Pelaksanaan kebijakan ini tidak mudah. Yang terjadi pada awal April 1959 beberapa macam barang hilang dari pasaran. Komoditi daging di Pasar Baru, Bandung bisa menyesuaikan diri, tetapi tidak demikian dengan pasar lain, seperti di Cicadas. Ada yang bersedia mengikuti harga 28 Desember 1958 dengan syarat yang ditentukan pedagang. Contohnya, telur ayam atau bebek di Pasar Baru dijual Rp1,80 per butir, sepuluh sen lebih dari harga yang ditetapkan dekrit PM kalau merujuk 15 Desember 1959. Kalau pun dijual Rp1,70/butir para pembeli tidak boleh memilih telur dan hanya boleh membeli lima butir saja. Kalau ingin lebih seharga Rp1,80/butir. Di luar Pasar Baru telur dijual Rp2,50 per butir.

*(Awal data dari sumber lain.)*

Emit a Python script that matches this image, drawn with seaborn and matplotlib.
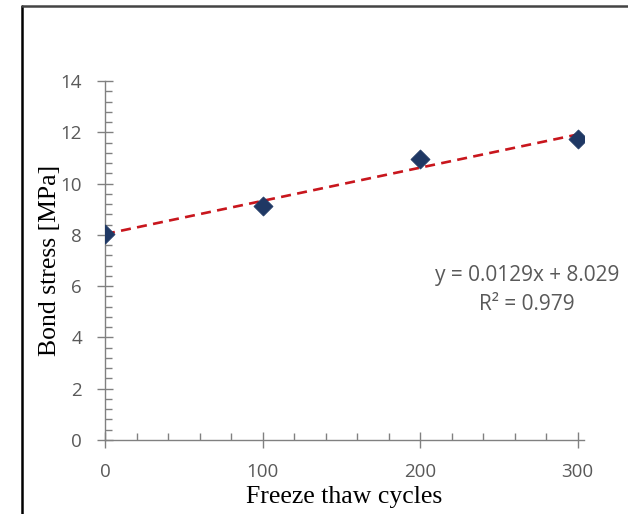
import matplotlib
matplotlib.use("Agg")
import matplotlib.pyplot as plt
from matplotlib.lines import Line2D
from matplotlib.ticker import MultipleLocator
import seaborn as sns
import pandas as pd

cycles = [0, 100, 200, 300]
bond_stress = [8.05, 9.12, 10.97, 11.75]
x_ticks = [0, 100, 200, 300]
y_ticks = [0, 2, 4, 6, 8, 10, 12, 14]
eq_text = "y = 0.0129x + 8.029"
r2_text = "R² = 0.979"

df = pd.DataFrame({"cycles": cycles, "stress": bond_stress})

sns.set_theme(style="white")
plt.rcParams["font.family"] = ["Open Sans", "DejaVu Sans"]

fig = plt.figure(figsize=(6.28, 5.14), dpi=100)
ax = fig.add_axes([105/628, 74/514, (584-105)/628, (440-81)/514])

sns.regplot(data=df, x="cycles", y="stress", ax=ax, scatter=False, ci=None,
            truncate=True,
            line_kws=dict(color="#C8161D", lw=1.9, linestyle=(0, (3.8, 2.4)), zorder=2))
sns.scatterplot(data=df, x="cycles", y="stress", ax=ax, marker="D", s=95,
                color="#1F3864", edgecolor="#1F3864", linewidth=0.5, zorder=3)

ax.set_xlim(0, 304)
ax.set_ylim(0, 14)
ax.set_xticks(x_ticks)
ax.set_yticks(y_ticks)
ax.xaxis.set_minor_locator(MultipleLocator(20))
ax.yaxis.set_minor_locator(MultipleLocator(0.4))

axis_col = "#808080"
for s in ["top", "right"]:
    ax.spines[s].set_visible(False)
for s in ["left", "bottom"]:
    ax.spines[s].set_color(axis_col)
    ax.spines[s].set_linewidth(1.0)

ax.tick_params(which="major", direction="inout", length=11, width=1.0, color=axis_col,
               labelsize=13.5, labelcolor="#595959", left=True, bottom=True)
ax.tick_params(which="minor", direction="in", length=5, width=1.0, color=axis_col,
               left=True, bottom=True)
ax.tick_params(axis="y", which="major", pad=11)
ax.tick_params(axis="x", which="major", pad=11)

ax.set_xlabel("Freeze thaw cycles", family=["Liberation Serif"], fontsize=18.5,
              color="#000000", labelpad=4)
ax.set_ylabel("Bond stress [MPa]", family=["Liberation Serif"], fontsize=18.5,
              color="#000000", labelpad=0)

fig.text(527/628, 1 - 275/514, eq_text, ha="center", va="center", fontsize=15,
         color="#595959")
fig.text(527/628, 1 - 305/514, r2_text, ha="center", va="center", fontsize=15,
         color="#595959")

fig.add_artist(Line2D([22/628, 22/628], [0, 1 - 6/514], color="black", lw=1.8,
                      transform=fig.transFigure))
fig.add_artist(Line2D([22/628, 1], [1 - 6/514, 1 - 6/514], color="#444444", lw=1.8,
                      transform=fig.transFigure))

fig.savefig("out.png", dpi=100)
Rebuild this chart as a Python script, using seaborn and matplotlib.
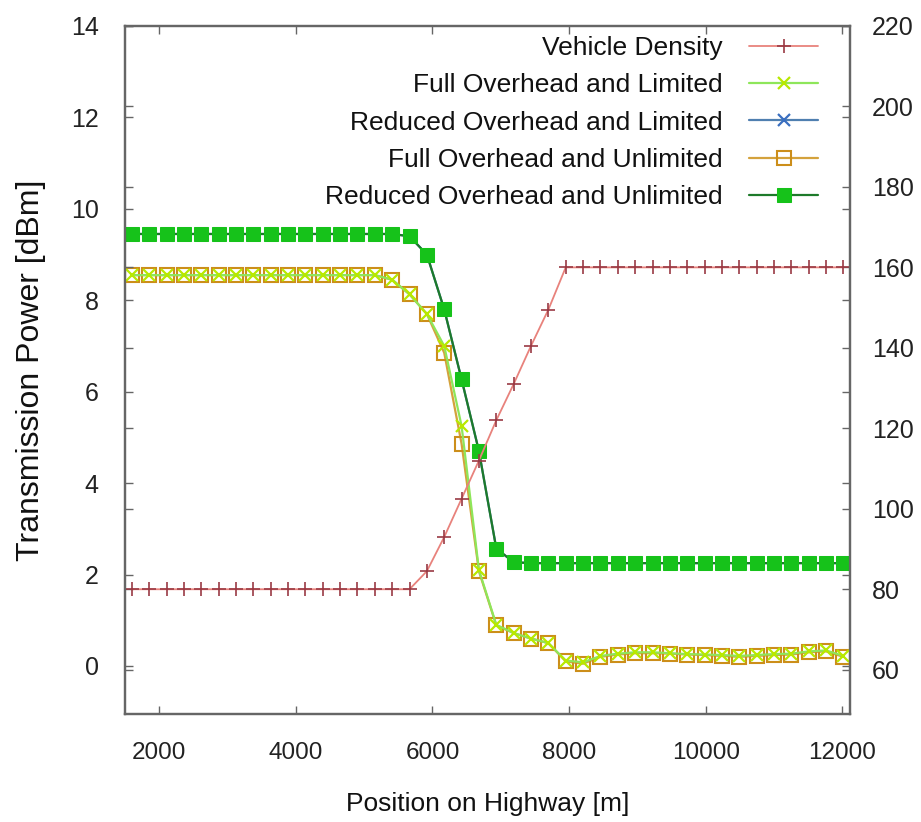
import numpy as np
import pandas as pd
import matplotlib
matplotlib.use("Agg")
import matplotlib.pyplot as plt
import seaborn as sns

# Positions on the highway (m)
position = [1600, 1854, 2108, 2362, 2616, 2870, 3124, 3378, 3632, 3886,
            4140, 4394, 4648, 4902, 5156, 5410, 5664, 5918, 6172, 6426,
            6680, 6934, 7188, 7442, 7696, 7950, 8204, 8458, 8712, 8966,
            9220, 9474, 9728, 9982, 10236, 10490, 10744, 10998, 11252, 11506,
            11760, 12014]

# Vehicle density (right axis)
vehicle_density = [80] * 17 + [84.5, 93, 102.5, 112, 122, 131, 140.5, 149.5] + [160] * 17

# Transmission power [dBm] (left axis)
full_limited = [8.55] * 15 + [8.45, 8.13, 7.7, 7.0, 5.25, 2.1, 0.9, 0.72, 0.6, 0.5, 0.12,
                              0.08, 0.22, 0.27, 0.3, 0.3, 0.28, 0.26, 0.25, 0.24, 0.22,
                              0.24, 0.26, 0.27, 0.32, 0.34, 0.22]
reduced_limited = [9.45] * 16 + [9.4, 9.0, 7.8, 6.27, 4.7, 2.57, 2.27] + [2.25] * 19
full_unlimited = [8.55] * 15 + [8.45, 8.13, 7.7, 6.85, 4.86, 2.07, 0.89, 0.72, 0.6, 0.5, 0.1,
                                0.05, 0.2, 0.25, 0.28, 0.28, 0.27, 0.25, 0.24, 0.22, 0.2,
                                0.22, 0.24, 0.25, 0.3, 0.32, 0.2]
reduced_unlimited = [9.45] * 16 + [9.4, 9.0, 7.8, 6.27, 4.7, 2.57, 2.27] + [2.25] * 19

df = pd.DataFrame({
    "pos": position,
    "density": vehicle_density,
    "full_lim": full_limited,
    "red_lim": reduced_limited,
    "full_unl": full_unlimited,
    "red_unl": reduced_unlimited,
})

sns.set_theme(style="white")
plt.rcParams["font.family"] = ["Liberation Sans", "DejaVu Sans"]

fig = plt.figure(figsize=(9.21, 8.22), dpi=100)
ax = fig.add_axes([0.1357, 0.1314, 0.7872, 0.837])
ax2 = ax.twinx()

# power curves on the left axis
sns.lineplot(data=df, x="pos", y="full_unl", ax=ax, color="#d4a23c", lw=1.6,
             marker="s", markersize=10, markerfacecolor="none", markeredgecolor="#cc8e1a",
             markeredgewidth=1.5, label="Full Overhead and Unlimited", zorder=3)
sns.lineplot(data=df, x="pos", y="full_lim", ax=ax, color="#8ee65a", lw=1.6,
             marker="x", markersize=8, markeredgecolor="#b8e800", markeredgewidth=1.6,
             label="Full Overhead and Limited", zorder=4)
sns.lineplot(data=df, x="pos", y="red_lim", ax=ax, color="#4f7fb0", lw=1.6,
             marker="x", markersize=8, markeredgecolor="#3a6fc0", markeredgewidth=1.6,
             label="Reduced Overhead and Limited", zorder=3)
sns.lineplot(data=df, x="pos", y="red_unl", ax=ax, color="#1d7a2a", lw=1.6,
             marker="s", markersize=10.5, markerfacecolor="#16c21a", markeredgecolor="#16c21a",
             label="Reduced Overhead and Unlimited", zorder=5)

# vehicle density on the right axis
sns.lineplot(data=df, x="pos", y="density", ax=ax2, color="#e8827c", lw=1.3,
             marker="+", markersize=10, markeredgecolor="#9a3a44", markeredgewidth=1.2,
             label="Vehicle Density")

ax.set_xlim(1500, 12110)
ax.set_ylim(-1.05, 14)
ax2.set_ylim(49, 220)
ax.set_xticks(range(2000, 12001, 2000))
ax.set_yticks(range(0, 15, 2))
ax2.set_yticks(range(60, 221, 20))

ax.set_xlabel("Position on Highway [m]", fontsize=19, labelpad=20, color="#111111")
ax.set_ylabel("Transmission Power [dBm]", fontsize=23, labelpad=18, color="#111111")
ax2.set_ylabel("")

for a in (ax, ax2):
    for s in a.spines.values():
        s.set_color("#666666")
        s.set_linewidth(1.6)
ax.tick_params(axis="x", direction="in", length=6, width=1, colors="#666666",
               labelcolor="#222222", labelsize=17.5, pad=20, top=True, bottom=True)
ax.tick_params(axis="y", direction="in", length=6, width=1, colors="#666666",
               labelcolor="#222222", labelsize=18, pad=19, left=True, right=True,
               labelright=False)
ax2.tick_params(axis="y", direction="in", length=6, width=1, colors="#666666",
                labelcolor="#222222", labelsize=18, pad=16, right=True, left=True,
                labelleft=False)

# one legend for both axes, text right-aligned with samples on the right
h1, l1 = ax.get_legend_handles_labels()
h2, l2 = ax2.get_legend_handles_labels()
order = ["Full Overhead and Limited", "Reduced Overhead and Limited",
         "Full Overhead and Unlimited", "Reduced Overhead and Unlimited"]
hmap = dict(zip(l1, h1))
handles = h2 + [hmap[k] for k in order]
labels = l2 + order
ax.get_legend().remove()
ax2.get_legend().remove()
leg = ax2.legend(handles, labels, loc="upper right", bbox_to_anchor=(0.956, 0.985),
                 frameon=False, markerfirst=False, fontsize=19, handlelength=2.6,
                 handletextpad=1.0, labelspacing=0.5, borderpad=0, borderaxespad=0)
for t in leg.get_texts():
    t.set_color("#111111")

fig.savefig("out.png", dpi=100)
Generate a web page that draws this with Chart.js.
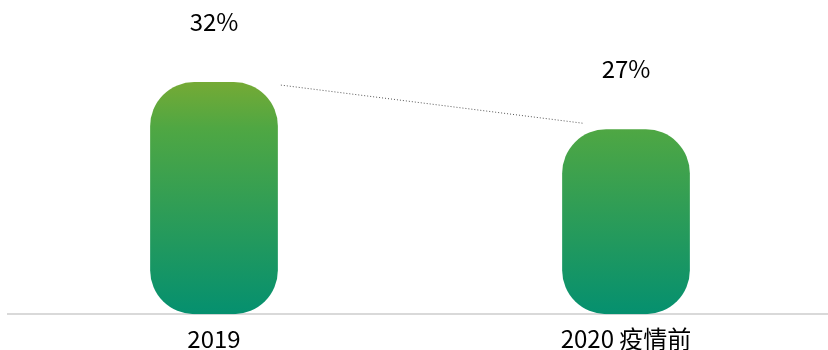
<!DOCTYPE html>
<html>
<head>
<meta charset="utf-8">
<script src="https://cdn.jsdelivr.net/npm/chart.js@4/dist/chart.umd.min.js"></script>
<style>
  html, body { margin: 0; padding: 0; background: #fff; overflow: hidden; }
  #wrap { position: relative; width: 832px; height: 363px; }
</style>
</head>
<body>
<div id="wrap"><canvas id="chart"></canvas></div>
<script>
const categories = ["2019", "2020 疫情前"];
const shares = [32, 27];
const shareLabels = ["32%", "27%"];

const Y_MIN = 7.4;
const Y_MAX = 40.7;
const FONT = "'Noto Sans CJK SC', 'Noto Sans', sans-serif";

// value labels above each bar
const valueLabels = {
    id: "valueLabels",
    afterDatasetsDraw(chart) {
        const ctx = chart.ctx;
        const bars = chart.getDatasetMeta(0).data;
        ctx.save();
        ctx.font = "24px " + FONT;
        ctx.fillStyle = "#000";
        ctx.textAlign = "center";
        ctx.textBaseline = "middle";
        bars.forEach((bar, i) => {
            ctx.fillText(shareLabels[i], bar.x, bar.y - 60);
        });
        ctx.restore();
    }
};

// dotted trend line between the two bars
const trendLine = {
    id: "trendLine",
    afterDatasetsDraw(chart) {
        const ctx = chart.ctx;
        const [a, b] = chart.getDatasetMeta(0).data;
        ctx.save();
        ctx.strokeStyle = "#555";
        ctx.lineWidth = 1;
        ctx.setLineDash([1, 2]);
        ctx.beginPath();
        ctx.moveTo(a.x + a.width / 2 + 3, a.y + 3);
        ctx.lineTo(b.x - b.width / 2 + 21, b.y - 6);
        ctx.stroke();
        ctx.restore();
    }
};

function barGradient(context) {
    const chart = context.chart;
    const area = chart.chartArea;
    if (!area) return "#2f9d55";
    const y = chart.scales.y;
    const top = y.getPixelForValue(Math.max(...shares));
    const g = chart.ctx.createLinearGradient(0, top, 0, area.bottom);
    g.addColorStop(0, "#75aa35");
    g.addColorStop(0.2, "#4fa743");
    g.addColorStop(1, "#05906f");
    return g;
}

new Chart(document.getElementById("chart"), {
    type: "bar",
    data: {
        labels: categories,
        datasets: [{
            data: shares,
            base: Y_MIN,
            backgroundColor: barGradient,
            borderRadius: 44,
            borderSkipped: false,
            barPercentage: 0.62,
            categoryPercentage: 0.5
        }]
    },
    options: {
        responsive: true,
        maintainAspectRatio: false,
        animation: false,
        layout: { padding: { left: 8, right: 0, top: 0, bottom: 0 } },
        plugins: {
            legend: { display: false },
            tooltip: { enabled: false }
        },
        scales: {
            x: {
                grid: { display: false, drawTicks: false },
                border: { display: true, color: "#d9d9d9", width: 2 },
                ticks: {
                    color: "#000",
                    padding: 10,
                    font: { family: FONT, size: 24 }
                }
            },
            y: {
                display: false,
                min: Y_MIN,
                max: Y_MAX
            }
        }
    },
    plugins: [valueLabels, trendLine]
});
</script>
</body>
</html>
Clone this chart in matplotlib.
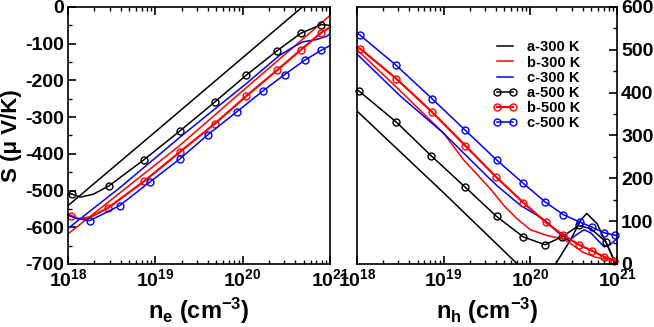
import numpy as np
import matplotlib
matplotlib.use("Agg")
import matplotlib.pyplot as plt
from matplotlib.ticker import MultipleLocator

plt.rcParams['font.family'] = ['Liberation Sans', 'DejaVu Sans']
plt.rcParams['font.weight'] = 'bold'
plt.rcParams['axes.labelweight'] = 'bold'
plt.rcParams['axes.unicode_minus'] = False
plt.rcParams['mathtext.fontset'] = 'custom'
plt.rcParams['mathtext.rm'] = 'Liberation Sans:bold'
plt.rcParams['mathtext.it'] = 'Liberation Sans:bold'
plt.rcParams['mathtext.bf'] = 'Liberation Sans:bold'
plt.rcParams['mathtext.default'] = 'rm'

# --- painel esquerdo: eletrons (log10 de n_e, S em uV/K) ---
e_a300_x = [18.0, 19.0, 20.0, 21.0]
e_a300_y = [-541, -340, -138, 64]
e_b300_x = [18.0, 18.5, 19.28, 20.04, 20.69, 21.0]
e_b300_y = [-618, -524, -377, -220, -87, -23]
e_c300_x = [18.0, 18.6, 19.28, 20.04, 20.42, 20.58, 20.69, 20.84, 20.96, 21.0]
e_c300_y = [-603, -491, -355, -209, -132, -109, -95, -89, -80, -73]
e_a500_x = [18.0, 18.04, 18.14, 18.29, 18.47, 18.87, 19.28, 19.68, 20.04, 20.39, 20.67, 20.90, 21.0]
e_a500_y = [-510, -509, -518, -510, -487, -416, -338, -259, -186, -120, -71, -48, -50]
e_a500_mk = [1, 4, 5, 6, 7, 8, 9, 10, 11]
e_b500_x = [18.0, 18.03, 18.12, 18.25, 18.46, 18.87, 19.28, 19.68, 20.04, 20.39, 20.67, 20.90, 21.0]
e_b500_y = [-565, -568, -577, -573, -547, -475, -395, -318, -243, -173, -116, -70, -55]
e_b500_mk = [1, 4, 5, 6, 7, 8, 9, 10, 11]
e_c500_x = [18.0, 18.1, 18.25, 18.59, 18.935, 19.28, 19.60, 19.93, 20.23, 20.48, 20.71, 20.90, 21.0]
e_c500_y = [-568, -576, -582, -541, -477, -414, -348, -286, -229, -184, -145, -118, -105]
e_c500_mk = [2, 3, 4, 5, 6, 7, 8, 9, 10, 11]

# --- painel direito: buracos (log10 de n_h) ---
h_a300_x = [18.0, 19.0, 19.85, 20.1, 20.29, 20.46, 20.58, 20.65, 20.77, 20.88, 20.96, 21.0]
h_a300_y = [357, 166, 0, -60, 0, 55, 102, 118, 94, 47, 12, -10]
h_b300_x = [18.0, 18.5, 19.0, 19.23, 19.54, 19.7, 19.85, 20.0, 20.2, 20.35, 20.45, 20.6, 20.75, 20.9, 21.0]
h_b300_y = [500, 404, 305, 243, 175, 135, 105, 80, 66, 60, 50, 28, 16, 10, 8]
h_c300_x = [18.0, 18.5, 19.0, 19.5, 19.62, 19.885, 20.17, 20.31, 20.44, 20.53, 20.62, 20.7, 20.85, 20.92, 21.0]
h_c300_y = [490, 392, 305, 205, 182, 137, 102, 75, 55, 68, 80, 72, 40, 45, 60]
h_a500_x = [18.0, 18.02, 18.45, 18.854, 19.25, 19.61, 19.92, 20.17, 20.37, 20.56, 20.7, 20.87, 20.95, 21.0]
h_a500_y = [406, 404, 332, 253, 179, 111, 63, 45, 64, 90, 82, 52, 15, 0]
h_a500_mk = [1, 2, 3, 4, 5, 6, 7, 8, 9, 11]
h_b500_x = [18.0, 18.04, 18.45, 18.865, 19.25, 19.60, 19.92, 20.18, 20.38, 20.56, 20.71, 20.85, 20.97, 21.0]
h_b500_y = [505, 502, 433, 355, 276, 204, 143, 97, 67, 45, 31, 17, 8, 6]
h_b500_mk = list(range(1, 13))
h_c500_x = [18.0, 18.03, 18.45, 18.865, 19.25, 19.61, 19.92, 20.17, 20.38, 20.57, 20.71, 20.85, 20.98, 21.0]
h_c500_y = [538, 535, 464, 386, 312, 243, 188, 145, 115, 98, 86, 73, 67, 66]
h_c500_mk = list(range(1, 13))

rotulos = ['a-300 K', 'b-300 K', 'c-300 K', 'a-500 K', 'b-500 K', 'c-500 K']
cores = ['black', 'red', 'blue']

fig = plt.figure(figsize=(6.54, 3.27), dpi=100)
ax1 = fig.add_axes([0.104, 0.1927, 0.4006, 0.786])
ax2 = fig.add_axes([0.5459, 0.1927, 0.3976, 0.786])

def desenha(ax, linhas300, linhas500):
    for (x, y), c, lab in zip(linhas300, cores, rotulos[:3]):
        ax.plot(10.0 ** np.array(x), y, color=c, lw=1.1, label=lab)
    for (x, y, mk), c, lab in zip(linhas500, cores, rotulos[3:]):
        lw = 1.6 if c == 'red' else 1.1
        ax.plot(10.0 ** np.array(x), y, color=c, lw=lw, marker='o', ms=5,
                mfc='none', mew=1.0, markevery=mk, label=lab, clip_on=False)

desenha(ax1,
        [(e_a300_x, e_a300_y), (e_b300_x, e_b300_y), (e_c300_x, e_c300_y)],
        [(e_a500_x, e_a500_y, e_a500_mk), (e_b500_x, e_b500_y, e_b500_mk),
         (e_c500_x, e_c500_y, e_c500_mk)])
desenha(ax2,
        [(h_a300_x, h_a300_y), (h_b300_x, h_b300_y), (h_c300_x, h_c300_y)],
        [(h_a500_x, h_a500_y, h_a500_mk), (h_b500_x, h_b500_y, h_b500_mk),
         (h_c500_x, h_c500_y, h_c500_mk)])

for ax in (ax1, ax2):
    ax.set_xscale('log')
    ax.set_xlim(1e18, 1e21)
    ax.set_xticks([1e18, 1e19, 1e20, 1e21])
    for s in ax.spines.values():
        s.set_linewidth(1.2)
    ax.tick_params(which='both', direction='in', top=True, bottom=True, labelsize=14, pad=3)
    ax.tick_params(which='major', length=6, width=1.2)
    ax.tick_params(which='minor', length=3, width=1.0)

ax1.set_ylim(-700, 0)
ax1.yaxis.set_major_locator(MultipleLocator(100))
ax1.yaxis.set_minor_locator(MultipleLocator(50))
ax1.tick_params(which='both', left=True, right=False)
ax1.set_ylabel('S (\u03bc V/K)', fontsize=16, fontweight='bold', labelpad=2)
ax1.set_xlabel(r'n$_e$ (cm$^{-3}$)', fontsize=17, fontweight='bold', labelpad=4)

ax2.set_ylim(0, 600)
ax2.yaxis.set_major_locator(MultipleLocator(100))
ax2.yaxis.set_minor_locator(MultipleLocator(50))
ax2.tick_params(which='both', left=False, right=True, labelleft=False, labelright=True)
ax2.set_xlabel(r'n$_h$ (cm$^{-3}$)', fontsize=17, fontweight='bold', labelpad=4)

ax2.legend(loc='upper left', bbox_to_anchor=(0.523, 0.87), frameon=False, fontsize=10.5,
           handlelength=1.7, handletextpad=0.6, labelspacing=0.08, numpoints=2,
           borderpad=0, borderaxespad=0)

fig.savefig('out.png', dpi=100)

Para pedagang telur dan daging di Bandung menyatakan setuju keputusan Djuanda tentang penetapan harga makanan seperti 15 Desember 1959. Tetapi mereka meminta barang-barang yang mereka beli di tempat asalnya juga harus turun (hingga mereka mendapat margin). Soal transport juga dikeluhkan. Biaya angkut per peti berisi 100 telur Rp15 dan harga peti Rp7,50. Resiko pecah dan busuk sekitar 20 persen. Kalau diangkut dengan Kereta Api, maka resiko telur yang pecah 50% (Pikiran Rakjat,2 April 1959).
Penulis memahami kerisauan pedagang masa itu. Hitung-hitungan sederhana. Untuk 100 butir telur mereka mengeluarkan biaya Rp 22,50. Misalnya taruhlah harga telur mereka beli di tempat asal Rp1,5 per butir. Itu sama dengan Rp150. Ditambah biaya angkutan Rp172,250. Jadi satu butir telur sudah seharga Rp1,72. Kalau pecah 20%, maka tinggal 80 telur yang harus dijual total lebih dari Rp172,50 biar impas dengan telur yang pecah dan ternyata kalau dijual jatuhnya Rp2.15 per butir. Itu harga tidak untung. Jadi wajar kalau ada yang menjualnya Rp2,50 per butir.